Problem: Reproduce the listing word for word. Skip any image.

Information provided:
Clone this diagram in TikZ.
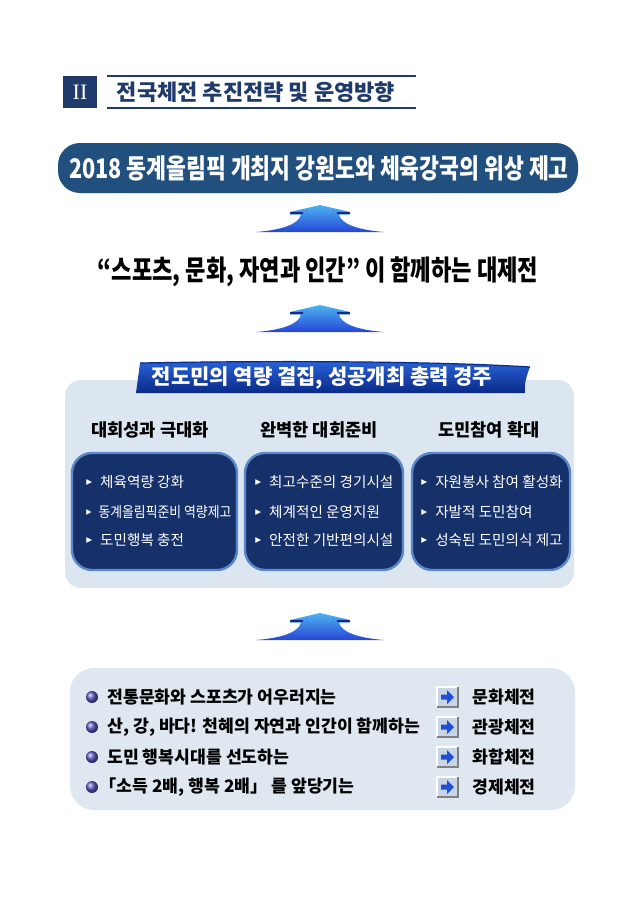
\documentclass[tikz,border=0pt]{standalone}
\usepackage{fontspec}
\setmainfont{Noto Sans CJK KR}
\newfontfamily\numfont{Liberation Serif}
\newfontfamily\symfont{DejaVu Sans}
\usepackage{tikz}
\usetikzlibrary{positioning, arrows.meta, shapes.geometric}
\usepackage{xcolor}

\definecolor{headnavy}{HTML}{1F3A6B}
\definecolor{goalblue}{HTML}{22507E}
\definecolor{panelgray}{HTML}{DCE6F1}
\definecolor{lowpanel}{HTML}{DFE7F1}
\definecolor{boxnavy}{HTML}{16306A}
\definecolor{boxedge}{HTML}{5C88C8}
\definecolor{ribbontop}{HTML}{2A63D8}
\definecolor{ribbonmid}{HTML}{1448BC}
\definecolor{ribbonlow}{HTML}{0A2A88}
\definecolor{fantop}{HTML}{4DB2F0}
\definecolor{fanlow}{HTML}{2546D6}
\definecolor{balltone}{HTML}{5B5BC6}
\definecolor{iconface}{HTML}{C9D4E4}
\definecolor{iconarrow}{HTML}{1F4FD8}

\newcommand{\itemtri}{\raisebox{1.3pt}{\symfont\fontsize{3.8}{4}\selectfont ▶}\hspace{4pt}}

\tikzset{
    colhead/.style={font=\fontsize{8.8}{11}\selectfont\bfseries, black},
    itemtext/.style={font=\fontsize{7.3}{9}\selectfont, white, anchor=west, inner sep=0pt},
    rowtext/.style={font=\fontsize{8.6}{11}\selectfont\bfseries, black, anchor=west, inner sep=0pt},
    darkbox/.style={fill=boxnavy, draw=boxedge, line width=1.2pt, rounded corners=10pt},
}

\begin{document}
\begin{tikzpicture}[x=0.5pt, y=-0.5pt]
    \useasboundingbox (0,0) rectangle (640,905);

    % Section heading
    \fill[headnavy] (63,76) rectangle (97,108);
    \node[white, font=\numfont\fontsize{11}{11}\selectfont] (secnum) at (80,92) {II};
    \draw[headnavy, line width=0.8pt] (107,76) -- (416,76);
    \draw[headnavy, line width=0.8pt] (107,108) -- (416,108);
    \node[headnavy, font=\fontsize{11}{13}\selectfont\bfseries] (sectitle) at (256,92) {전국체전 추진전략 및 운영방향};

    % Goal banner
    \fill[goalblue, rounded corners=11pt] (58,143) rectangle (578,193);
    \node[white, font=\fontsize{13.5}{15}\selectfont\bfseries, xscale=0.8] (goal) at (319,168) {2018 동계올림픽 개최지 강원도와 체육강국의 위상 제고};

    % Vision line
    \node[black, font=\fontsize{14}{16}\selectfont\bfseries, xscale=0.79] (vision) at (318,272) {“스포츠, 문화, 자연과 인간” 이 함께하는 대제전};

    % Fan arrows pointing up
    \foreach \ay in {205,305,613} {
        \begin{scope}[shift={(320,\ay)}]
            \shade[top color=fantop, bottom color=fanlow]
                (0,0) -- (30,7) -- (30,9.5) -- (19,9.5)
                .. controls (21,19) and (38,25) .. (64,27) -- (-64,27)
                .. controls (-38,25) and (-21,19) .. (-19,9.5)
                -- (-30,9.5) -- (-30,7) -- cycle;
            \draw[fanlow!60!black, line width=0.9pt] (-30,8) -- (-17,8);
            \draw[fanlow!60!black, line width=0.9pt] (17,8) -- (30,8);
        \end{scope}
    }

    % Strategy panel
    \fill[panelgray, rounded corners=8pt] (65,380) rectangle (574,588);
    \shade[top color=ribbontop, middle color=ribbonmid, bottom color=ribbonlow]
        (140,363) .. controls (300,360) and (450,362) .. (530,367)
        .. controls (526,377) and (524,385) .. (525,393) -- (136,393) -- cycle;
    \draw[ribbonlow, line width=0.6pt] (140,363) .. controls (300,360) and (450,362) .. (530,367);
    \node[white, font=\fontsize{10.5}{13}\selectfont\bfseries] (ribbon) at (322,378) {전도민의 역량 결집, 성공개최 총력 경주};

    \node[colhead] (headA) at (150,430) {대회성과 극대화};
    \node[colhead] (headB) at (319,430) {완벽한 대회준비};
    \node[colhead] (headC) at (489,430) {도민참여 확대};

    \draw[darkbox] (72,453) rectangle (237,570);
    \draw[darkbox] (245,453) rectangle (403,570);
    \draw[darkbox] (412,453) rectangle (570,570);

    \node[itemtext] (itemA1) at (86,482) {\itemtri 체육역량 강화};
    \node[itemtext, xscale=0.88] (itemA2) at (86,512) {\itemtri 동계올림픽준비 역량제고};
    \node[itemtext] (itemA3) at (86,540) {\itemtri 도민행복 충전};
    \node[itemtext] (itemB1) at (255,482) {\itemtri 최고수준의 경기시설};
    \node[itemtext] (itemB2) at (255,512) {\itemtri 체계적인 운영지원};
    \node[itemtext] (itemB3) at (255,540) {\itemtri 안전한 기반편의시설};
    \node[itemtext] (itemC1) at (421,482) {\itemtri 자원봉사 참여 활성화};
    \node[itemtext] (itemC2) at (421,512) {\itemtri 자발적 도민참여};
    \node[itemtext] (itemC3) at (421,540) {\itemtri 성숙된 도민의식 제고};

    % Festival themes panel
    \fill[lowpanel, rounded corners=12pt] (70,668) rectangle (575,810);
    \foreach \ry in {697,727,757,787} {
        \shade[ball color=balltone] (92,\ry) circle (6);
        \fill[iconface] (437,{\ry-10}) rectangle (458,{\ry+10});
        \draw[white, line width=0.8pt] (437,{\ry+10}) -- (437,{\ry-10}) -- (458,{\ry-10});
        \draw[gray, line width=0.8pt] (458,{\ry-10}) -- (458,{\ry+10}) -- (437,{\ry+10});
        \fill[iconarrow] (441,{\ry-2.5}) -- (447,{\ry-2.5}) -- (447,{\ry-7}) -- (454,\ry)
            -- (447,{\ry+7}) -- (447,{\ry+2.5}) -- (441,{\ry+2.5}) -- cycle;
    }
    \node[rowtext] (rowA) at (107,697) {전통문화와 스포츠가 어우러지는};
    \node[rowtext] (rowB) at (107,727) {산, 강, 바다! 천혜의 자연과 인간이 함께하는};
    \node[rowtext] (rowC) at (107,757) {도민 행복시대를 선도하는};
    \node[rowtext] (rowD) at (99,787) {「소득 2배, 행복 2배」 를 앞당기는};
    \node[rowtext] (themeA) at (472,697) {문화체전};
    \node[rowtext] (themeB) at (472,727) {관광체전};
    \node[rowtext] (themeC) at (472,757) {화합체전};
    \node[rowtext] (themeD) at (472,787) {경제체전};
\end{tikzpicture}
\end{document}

Correct output:
Clone this diagram in TikZ.
\documentclass[tikz,border=0pt]{standalone}
\usepackage{fontspec}
\setmainfont{Noto Sans CJK KR}
\newfontfamily\numfont{Liberation Serif}
\newfontfamily\symfont{DejaVu Sans}
\usepackage{tikz}
\usetikzlibrary{positioning, arrows.meta, shapes.geometric}
\usepackage{xcolor}

\definecolor{headnavy}{HTML}{1F3A6B}
\definecolor{goalblue}{HTML}{22507E}
\definecolor{panelgray}{HTML}{DCE6F1}
\definecolor{lowpanel}{HTML}{DFE7F1}
\definecolor{boxnavy}{HTML}{16306A}
\definecolor{boxedge}{HTML}{5C88C8}
\definecolor{ribbontop}{HTML}{2A63D8}
\definecolor{ribbonmid}{HTML}{1448BC}
\definecolor{ribbonlow}{HTML}{0A2A88}
\definecolor{fantop}{HTML}{4DB2F0}
\definecolor{fanlow}{HTML}{2546D6}
\definecolor{balltone}{HTML}{5B5BC6}
\definecolor{iconface}{HTML}{C9D4E4}
\definecolor{iconarrow}{HTML}{1F4FD8}

\newcommand{\itemtri}{\raisebox{1.3pt}{\symfont\fontsize{3.8}{4}\selectfont ▶}\hspace{4pt}}

\tikzset{
    colhead/.style={font=\fontsize{8.8}{11}\selectfont\bfseries, black},
    itemtext/.style={font=\fontsize{7.3}{9}\selectfont, white, anchor=west, inner sep=0pt},
    rowtext/.style={font=\fontsize{8.6}{11}\selectfont\bfseries, black, anchor=west, inner sep=0pt},
    darkbox/.style={fill=boxnavy, draw=boxedge, line width=1.2pt, rounded corners=10pt},
}

\begin{document}
\begin{tikzpicture}[x=0.5pt, y=-0.5pt]
    \useasboundingbox (0,0) rectangle (640,905);

    % Section heading
    \fill[headnavy] (63,76) rectangle (97,108);
    \node[white, font=\numfont\fontsize{11}{11}\selectfont] (secnum) at (80,92) {II};
    \draw[headnavy, line width=0.8pt] (107,76) -- (416,76);
    \draw[headnavy, line width=0.8pt] (107,108) -- (416,108);
    \node[headnavy, font=\fontsize{11}{13}\selectfont\bfseries] (sectitle) at (256,92) {전국체전 추진전략 및 운영방향};

    % Goal banner
    \fill[goalblue, rounded corners=11pt] (58,143) rectangle (578,193);
    \node[white, font=\fontsize{13.5}{15}\selectfont\bfseries, xscale=0.8] (goal) at (319,168) {2018 동계올림픽 개최지 강원도와 체육강국의 위상 제고};

    % Vision line
    \node[black, font=\fontsize{14}{16}\selectfont\bfseries, xscale=0.79] (vision) at (318,272) {“스포츠, 문화, 자연과 인간” 이 함께하는 대제전};

    % Fan arrows pointing up
    \foreach \ay in {205,305,613} {
        \begin{scope}[shift={(320,\ay)}]
            \shade[top color=fantop, bottom color=fanlow]
                (0,0) -- (30,7) -- (30,9.5) -- (19,9.5)
                .. controls (21,19) and (38,25) .. (64,27) -- (-64,27)
                .. controls (-38,25) and (-21,19) .. (-19,9.5)
                -- (-30,9.5) -- (-30,7) -- cycle;
            \draw[fanlow!60!black, line width=0.9pt] (-30,8) -- (-17,8);
            \draw[fanlow!60!black, line width=0.9pt] (17,8) -- (30,8);
        \end{scope}
    }

    % Strategy panel
    \fill[panelgray, rounded corners=8pt] (65,380) rectangle (574,588);
    \shade[top color=ribbontop, middle color=ribbonmid, bottom color=ribbonlow]
        (140,363) .. controls (300,360) and (450,362) .. (530,367)
        .. controls (526,377) and (524,385) .. (525,393) -- (136,393) -- cycle;
    \draw[ribbonlow, line width=0.6pt] (140,363) .. controls (300,360) and (450,362) .. (530,367);
    \node[white, font=\fontsize{10.5}{13}\selectfont\bfseries] (ribbon) at (322,378) {전도민의 역량 결집, 성공개최 총력 경주};

    \node[colhead] (headA) at (150,430) {대회성과 극대화};
    \node[colhead] (headB) at (319,430) {완벽한 대회준비};
    \node[colhead] (headC) at (489,430) {도민참여 확대};

    \draw[darkbox] (72,453) rectangle (237,570);
    \draw[darkbox] (245,453) rectangle (403,570);
    \draw[darkbox] (412,453) rectangle (570,570);

    \node[itemtext] (itemA1) at (86,482) {\itemtri 체육역량 강화};
    \node[itemtext, xscale=0.88] (itemA2) at (86,512) {\itemtri 동계올림픽준비 역량제고};
    \node[itemtext] (itemA3) at (86,540) {\itemtri 도민행복 충전};
    \node[itemtext] (itemB1) at (255,482) {\itemtri 최고수준의 경기시설};
    \node[itemtext] (itemB2) at (255,512) {\itemtri 체계적인 운영지원};
    \node[itemtext] (itemB3) at (255,540) {\itemtri 안전한 기반편의시설};
    \node[itemtext] (itemC1) at (421,482) {\itemtri 자원봉사 참여 활성화};
    \node[itemtext] (itemC2) at (421,512) {\itemtri 자발적 도민참여};
    \node[itemtext] (itemC3) at (421,540) {\itemtri 성숙된 도민의식 제고};

    % Festival themes panel
    \fill[lowpanel, rounded corners=12pt] (70,668) rectangle (575,810);
    \foreach \ry in {697,727,757,787} {
        \shade[ball color=balltone] (92,\ry) circle (6);
        \fill[iconface] (437,{\ry-10}) rectangle (458,{\ry+10});
        \draw[white, line width=0.8pt] (437,{\ry+10}) -- (437,{\ry-10}) -- (458,{\ry-10});
        \draw[gray, line width=0.8pt] (458,{\ry-10}) -- (458,{\ry+10}) -- (437,{\ry+10});
        \fill[iconarrow] (441,{\ry-2.5}) -- (447,{\ry-2.5}) -- (447,{\ry-7}) -- (454,\ry)
            -- (447,{\ry+7}) -- (447,{\ry+2.5}) -- (441,{\ry+2.5}) -- cycle;
    }
    \node[rowtext] (rowA) at (107,697) {전통문화와 스포츠가 어우러지는};
    \node[rowtext] (rowB) at (107,727) {산, 강, 바다! 천혜의 자연과 인간이 함께하는};
    \node[rowtext] (rowC) at (107,757) {도민 행복시대를 선도하는};
    \node[rowtext] (rowD) at (99,787) {「소득 2배, 행복 2배」 를 앞당기는};
    \node[rowtext] (themeA) at (472,697) {문화체전};
    \node[rowtext] (themeB) at (472,727) {관광체전};
    \node[rowtext] (themeC) at (472,757) {화합체전};
    \node[rowtext] (themeD) at (472,787) {경제체전};
\end{tikzpicture}
\end{document}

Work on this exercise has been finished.